As of yesterday, more than 8,000 people were on the waiting list for organ transplants run by the Taiwan Organ Registry and Sharing Center. The kidney list alone accounts for more than 6,000 people. The wait for an organ can take years, and for many on the list, it will prove too long.
Traditional mores account for the reluctance of many Taiwanese to consider donating their organs after death, but there has been an effort in the past two decades to encourage donations. However, a legal morass may be hindering the best intentions of would-be donors, while the growing demand is creating an ethical minefield for the National Health Insurance (NHI) system.
The first problem stems from a conflict between two laws. The second involves the use of organs taken from executed prisoners in Taiwan and the growing number of people who go to China — with its history of murky and unethical organ harvesting — for a transplant.

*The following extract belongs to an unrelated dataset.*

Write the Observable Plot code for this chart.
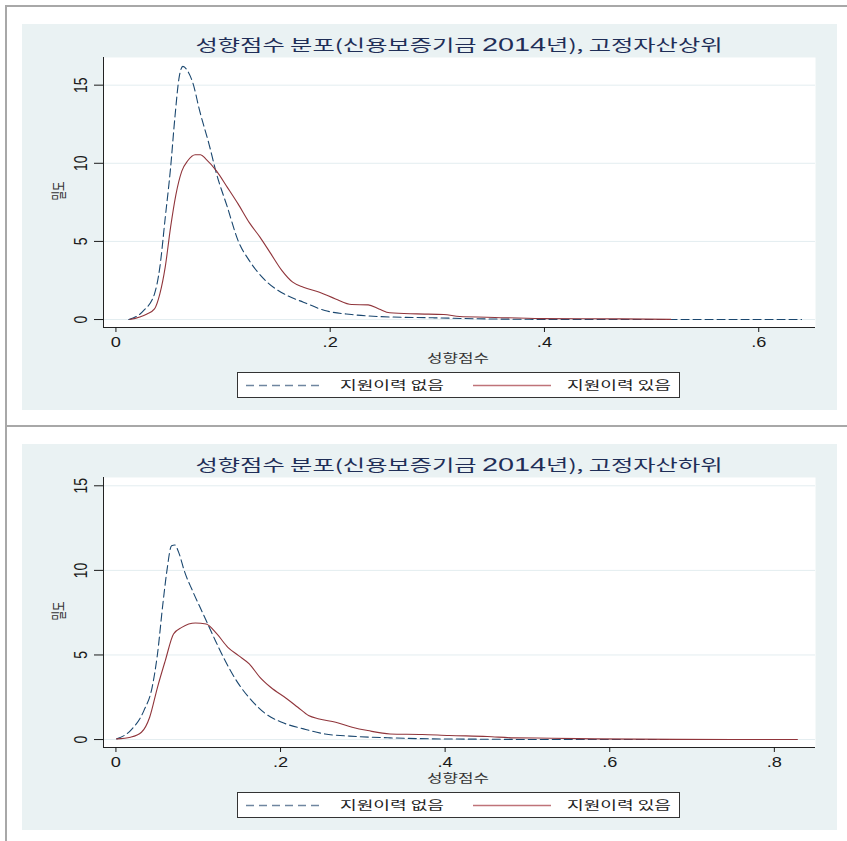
<!DOCTYPE html>
<html><head><meta charset="utf-8">
<script src="https://cdn.jsdelivr.net/npm/d3@7"></script>
<script src="https://cdn.jsdelivr.net/npm/@observablehq/plot@0.6"></script>
<style>
body{margin:0;background:#fff;width:847px;height:841px;overflow:hidden;position:relative;font-family:"Noto Sans CJK KR","Liberation Sans",sans-serif;}
.frame{position:absolute;left:5px;width:842px;border-top:2px solid #a8a8a8;border-left:2px solid #a8a8a8;box-sizing:border-box;}
.panel{position:absolute;left:22px;width:815px;height:386px;background:#eaf2f3;}
.txt{position:absolute;white-space:nowrap;transform-origin:center center;line-height:1;}
.legend{position:absolute;left:237px;width:443px;height:26px;background:#fff;border:1px solid #333;box-sizing:border-box;}
</style></head><body>
<script>
// ---------- data ----------
const titles = ["성향점수 분포(신용보증기금 2014년), 고정자산상위", "성향점수 분포(신용보증기금 2014년), 고정자산하위"];
const xTitle = "성향점수";
const yTitle = "밀도";
const legendLabels = ["지원이력 없음", "지원이력 있음"];
const yTicks = [0, 5, 10, 15];
const xTicksTop = [0, 0.2, 0.4, 0.6];
const xTicksBot = [0, 0.2, 0.4, 0.6, 0.8];

// top panel: 고정자산상위
const topNoneX = [0.012,0.026,0.036,0.041,0.046,0.051,0.055,0.059,0.0625,0.067,0.072,0.078,0.087,0.094,0.104,0.114,0.1245,0.1397,0.160,0.175,0.195,0.220,0.2455,0.296,0.346,0.397,0.45,0.55,0.64];
const topNoneY = [0,0.58,1.64,3.35,6.5,9.7,12.9,15.5,16.2,15.9,15.1,13.4,11.2,9.3,7.2,5.05,3.77,2.49,1.53,1.11,0.58,0.32,0.19,0.11,0.04,0.01,0,0,0];
const topHasX = [0.013,0.029,0.036,0.041,0.046,0.051,0.056,0.0615,0.067,0.074,0.079,0.084,0.094,0.104,0.114,0.1245,0.1346,0.1447,0.155,0.165,0.175,0.190,0.205,0.220,0.2355,0.2455,0.2556,0.281,0.306,0.321,0.346,0.397,0.472,0.518];
const topHasY = [0,0.36,0.68,1.64,3.35,5.9,8.0,9.5,10.16,10.55,10.55,10.27,9.5,8.46,7.4,6.2,5.26,4.2,3.13,2.39,2.07,1.75,1.32,0.96,0.94,0.68,0.43,0.36,0.32,0.19,0.15,0.06,0.04,0.01];

// bottom panel: 고정자산하위
const botNoneX = [0.001,0.0177,0.034,0.044,0.0505,0.057,0.062,0.0676,0.0715,0.077,0.083,0.093,0.106,0.119,0.1326,0.149,0.165,0.182,0.2015,0.228,0.254,0.293,0.333,0.385,0.45,0.516,0.6,0.68];
const botNoneY = [0.04,0.53,1.71,3.09,5.06,8.0,10.0,11.46,11.5,10.96,9.98,8.8,7.42,6.04,4.67,3.29,2.30,1.52,1.02,0.63,0.33,0.18,0.10,0.04,0.02,0,0,0];
const botHasX = [0.001,0.0177,0.031,0.041,0.0505,0.060,0.070,0.080,0.0965,0.1096,0.1227,0.136,0.149,0.162,0.175,0.188,0.208,0.221,0.234,0.247,0.267,0.287,0.306,0.333,0.372,0.405,0.451,0.484,0.53,0.582,0.68,0.828];
const botHasY = [0.04,0.14,0.43,1.32,3.09,4.67,6.24,6.63,6.89,6.83,6.24,5.45,4.96,4.47,3.68,3.09,2.40,1.91,1.42,1.22,1.02,0.73,0.53,0.33,0.30,0.24,0.18,0.10,0.08,0.04,0.01,0];

const NAVY = "#1a476f", MAROON = "#90353b";

function toRows(xs, ys){ return xs.map((x,i)=>({x, y: ys[i]})); }
const fmt = d => d === 0 ? "0" : d3.format(".1f")(d).replace(/^0/, "");

function addText(parent, text, cx, cy, opts){
  const el = document.createElement("div");
  el.className = "txt";
  el.style.left = cx + "px"; el.style.top = cy + "px";
  el.style.fontSize = opts.size + "px";
  el.style.color = opts.color || "#222";
  if (opts.html) el.innerHTML = text; else el.textContent = text;
  parent.appendChild(el);
  const w = el.getBoundingClientRect().width;
  const s = opts.target ? opts.target / w : 1;
  el.style.transform = opts.rotate
    ? `translate(-50%,-50%) rotate(-90deg) scale(${s},${opts.sy || 1})`
    : `translate(-50%,-50%) scaleX(${s})`;
  return el;
}

// widen tick labels (the reference's lettering is horizontally stretched)
function stretch(svg, label, sx, sy){
  svg.querySelectorAll(`g[aria-label="${label}"] text`).forEach(t => {
    const tr = t.getAttribute("transform");
    if (tr) t.setAttribute("transform", tr + ` scale(${sx},${sy})`);
  });
}

function panel(top, idx, none, has, xTicks, xDom, yDom){
  const fr = document.createElement("div");
  fr.className = "frame"; fr.style.top = (top + 5) + "px"; fr.style.height = (841 - top - 5) + "px";
  document.body.appendChild(fr);
  const p = document.createElement("div");
  p.className = "panel"; p.style.top = (top + 24) + "px";
  document.body.appendChild(p);

  const svg = Plot.plot({
    width: 815, height: 386,
    marginLeft: 81, marginRight: 22, marginTop: 33, marginBottom: 83,
    x: {domain: xDom},
    y: {domain: yDom},
    style: {background: "transparent", fontFamily: "'Liberation Sans', Arial, sans-serif", fontSize: "14px", overflow: "visible"},
    marks: [
      Plot.frame({fill: "#ffffff", stroke: null}),
      Plot.gridY(yTicks, {stroke: "#e3edf0", strokeOpacity: 1, strokeWidth: 1}),
      Plot.line(none, {x: "x", y: "y", stroke: NAVY, strokeWidth: 1.1, strokeDasharray: "8,4", curve: "monotone-x"}),
      Plot.line(has, {x: "x", y: "y", stroke: MAROON, strokeWidth: 1.1, curve: "monotone-x"}),
      Plot.ruleX([xDom[0]], {y1: yDom[0], y2: yDom[1], stroke: "#222"}),
      Plot.ruleY([yDom[0]], {x1: xDom[0], x2: xDom[1], stroke: "#222"}),
      Plot.axisY(yTicks, {tickSize: 9, tickPadding: 8, tickRotate: -90, label: null, color: "#1a1a1a", fontSize: 14}),
      Plot.axisX(xTicks, {tickSize: 5, tickPadding: 5, tickFormat: fmt, label: null, color: "#1a1a1a", fontSize: 14})
    ]
  });
  svg.style.position = "absolute"; svg.style.left = "0px"; svg.style.top = "0px";
  p.appendChild(svg);
  stretch(svg, "x-axis tick label", 1.3, 1);
  stretch(svg, "y-axis tick label", 1, 1.35);

  // title
  addText(document.body,
    titles[idx].replace("2014", '<span style="font-family:\'Liberation Sans\',Arial;font-size:19px;">2014</span>'),
    459, top + 44, {size: 16, color: "#1f2e57", target: 527, html: true});
  // axis titles
  addText(document.body, xTitle, 458, top + 358, {size: 12, color: "#333", target: 62});
  addText(document.body, yTitle, 58, top + 191, {size: 11, color: "#333", rotate: true, target: 19, sy: 1.35});

  // legend
  const lg = document.createElement("div");
  lg.className = "legend"; lg.style.top = (top + 372) + "px";
  lg.innerHTML = `<svg width="441" height="24" style="position:absolute;left:0;top:0">
    <line x1="8" x2="86" y1="12.5" y2="12.5" stroke="#6f86a0" stroke-width="1.3" stroke-dasharray="8,5"/>
    <line x1="235" x2="313" y1="12.5" y2="12.5" stroke="#bf7379" stroke-width="1.3"/></svg>`;
  document.body.appendChild(lg);
  addText(document.body, legendLabels[0], 392, top + 384.5, {size: 12, color: "#222", target: 104});
  addText(document.body, legendLabels[1], 618.5, top + 384.5, {size: 12, color: "#222", target: 104});
}

panel(0, 0, toRows(topNoneX, topNoneY), toRows(topHasX, topHasY), xTicksTop, [-0.0116, 0.653], [-0.51, 16.77]);
panel(420, 1, toRows(botNoneX, botNoneY), toRows(botHasX, botHasY), xTicksBot, [-0.0151, 0.850], [-0.47, 15.49]);
</script>
</body></html>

The Human Organ Transplantation Act (人體器官移植條例) was signed into law in 1987. The Department of Health (DOH) established an organ donation network on April 1, 2004, and an online system for donations, transplant registration and allotment was established a year later. However, demand has always outstripped supply. The center’s Web site states that on average, only 150 donors are found a year, accounting for a donation match rate of 0.00066 percent.
In 2011, the transplant act was amended to require that a potential donor’s consent be recorded on their NHI card and their consent form recorded into the system’s central database. The amendment was necessary, because under Article 6 of the act, doctors cannot remove organs from a donor’s body if the deceased has not left their documented consent or their immediate family members do not give their consent.
However, some, perhaps many, would-be donors’ wishes are not being carried out because their families do not agree to organ harvesting. The Medical Care Act (醫療法) states that hospitals must get the consent of a patient’s family before undertaking an operation and it appears that this act trumps the organ transplantation act.
To help reduce the waiting time for kidneys, which could be decades, the center and the DOH also encourage family members and relatives to act as living kidney donors.
However, people willing to donate organs after their death and those willing to donate a kidney to a relative barely make a dent in the waiting list. That is where the darker side of transplants comes in — the use of executed prisoners as donors and NHI coverage of post-transplant treatment and medication for people who have gone abroad to obtain an organ transplant. This situation was highlighted at a Feb. 27 meeting hosted by the Taiwan International Care Association for Organ Transplants and the DOH.
Democratic Progressive Party Legislator Tien Chiu-chin (田秋堇) told the meeting that a majority of organ recipients are going to China for transplants, raising the issue of the NHI and taxpayers becoming complicit in the “illegal and unethical organ-harvesting crimes perpetrated in China.”
An official from the DOH’s Bureau of Planning said that while the law does not ban the use of organs taken from executed prisoners, “the government does not encourage it and has stopped soliciting organ donations in prison.” If this is the case, then it should not, overtly or through omission, enable or encourage organ transplants using illicit or unknown organ sources, a situation that is rife in China.
Volunteering to be an organ donor benefits not only the recipients, but their families and society as a whole. It is an act that should be wholeheartedly encouraged and facilitated.
The government and the legislature need to act to clarify or amend the law to eliminate sources of confusion about organ harvesting and to ensure that transplants meet the highest medical and ethical standards. Lives depend on it.